En effet, premièrement, la Convention de la Haye interdit que les questions de fond liées à la garde ou à l’exercice de l’autorité parentale soient déterminées par les autorités françaises dans le cadre de la procédure de retour. Deuxièmement, la Cour relève que les motivations des juridictions internes ne se sont pas limitées au constat de l’absence de preuves apportées par la requérante sur la possible privation de ses droits parentaux par le droit japonais, étant noté que celle-ci n’avait jamais tenté de mettre à exécution son engagement d’accompagner l’enfant au Japon et ont, au contraire, pris leur décision en toute connaissance de cause, en écartant les informations apportées par le ministère public sur la situation au Japon mais également, comme l’indique la Cour de cassation, en tenant compte de celles fournies par les autorités japonaises compétentes. Elles ont, troisièmement, jugé que la médiation engagée entre les parents au moment de leur prise de décision constituait un élément important qu’il convenait de ne pas sous-estimer au regard de l’intérêt de l’enfant et de la possibilité qu’il garde des relations avec ses deux parents. Elles ont, enfin, et quatrièmement, insisté sur la qualité de partie contractante du Japon à la Convention de la Haye, et refusé de préjuger de la situation juridique qui résulterait de l’ouverture d’une procédure de divorce dans ce pays.

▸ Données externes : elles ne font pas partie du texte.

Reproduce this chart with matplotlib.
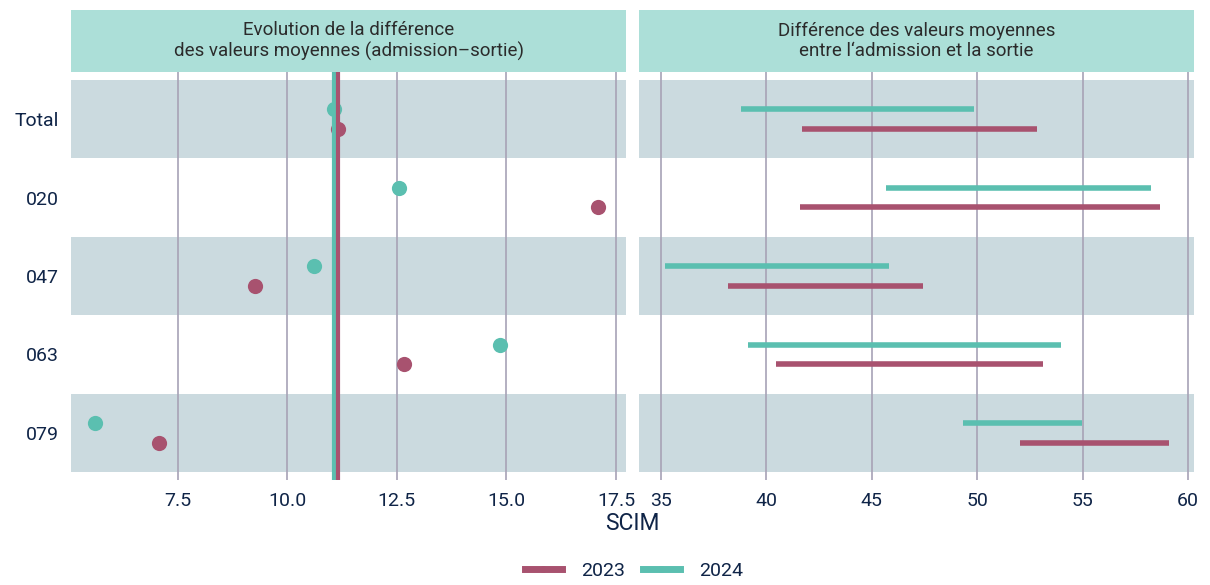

Dans ces conditions, et alors qu’au regard du principe de subsidiarité, les juridictions françaises sont les mieux placées pour évaluer, au cas par cas, l’intérêt supérieur de l’enfant, car elles bénéficient souvent de contacts directs avec les intéressés, et qu’elles disposent d’une marge d’appréciation en la matière, la Cour considère, contrairement à ce que soutient la requérante, et tout en relevant l’attention internationale portée à la question des droits de visite au Japon lorsque l’un des parents est non japonais, qu’elles ont suffisamment motivé la décision de retour au regard de l’existence d’un « risque grave » pour l’enfant du fait d’une possible rupture du maintien des liens entre eux.